In America, the promise of a good education for all makes it possible for any child to rise above the barriers of race or class or background and achieve his or her potential. We live in a world where the most valuable skill you can sell is knowledge. Yet we are denying this skill to too many of our children.

This denial has grave consequences, with those consequences falling inequitably on children of color. Of every 100 white kindergartners, 93 graduate from high school, and 33 earn at least a bachelor's degree. But for every 100 Hispanic kindergartners, only 63 graduate from high school, and only 11 obtain that college degree. The school age population of Hispanic students is growing five times faster than the student population at large. If we fail to do better in educating deserving Hispanic youth, this failure will have grave consequences for us all, not just with increased unemployment but in missed opportunities for innovation and competitiveness.
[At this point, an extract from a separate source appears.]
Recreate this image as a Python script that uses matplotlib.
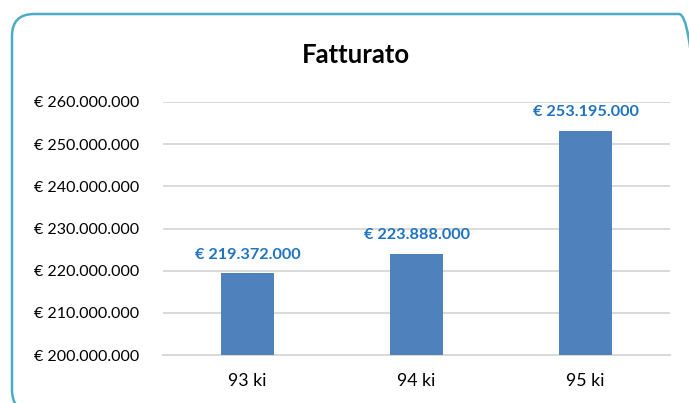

This failure of our education system is not easy to address. There is no single, simple solution. This amendment recognizes this fact by proposing a variety of programs to help Hispanic students. Among these programs, Support for Hispanic Serving Institutions will help those colleges that now grant diplomas to over 50 percent of all Hispanic graduates. Language Acquisition Grants address those students who struggle to learn because they do not yet have full fluency in English, a number which includes nearly half of the Hispanic students in our public schools. The School Dropout Prevention Program addresses one of the most significant problems for children of color. In Illinois, only 53 percent of Hispanics graduate from high school, compared with 83 percent of whites.

We must do better. We must not lower our standards. Instead, we must increase our support for those students who are eager to succeed. In many situations, it is clear that children of color, when provided appropriate support and effective teachers, can rise to meet our expectations and fulfill their hopes and the dreams of their families. I am proud to support Senator Bingaman in this effort.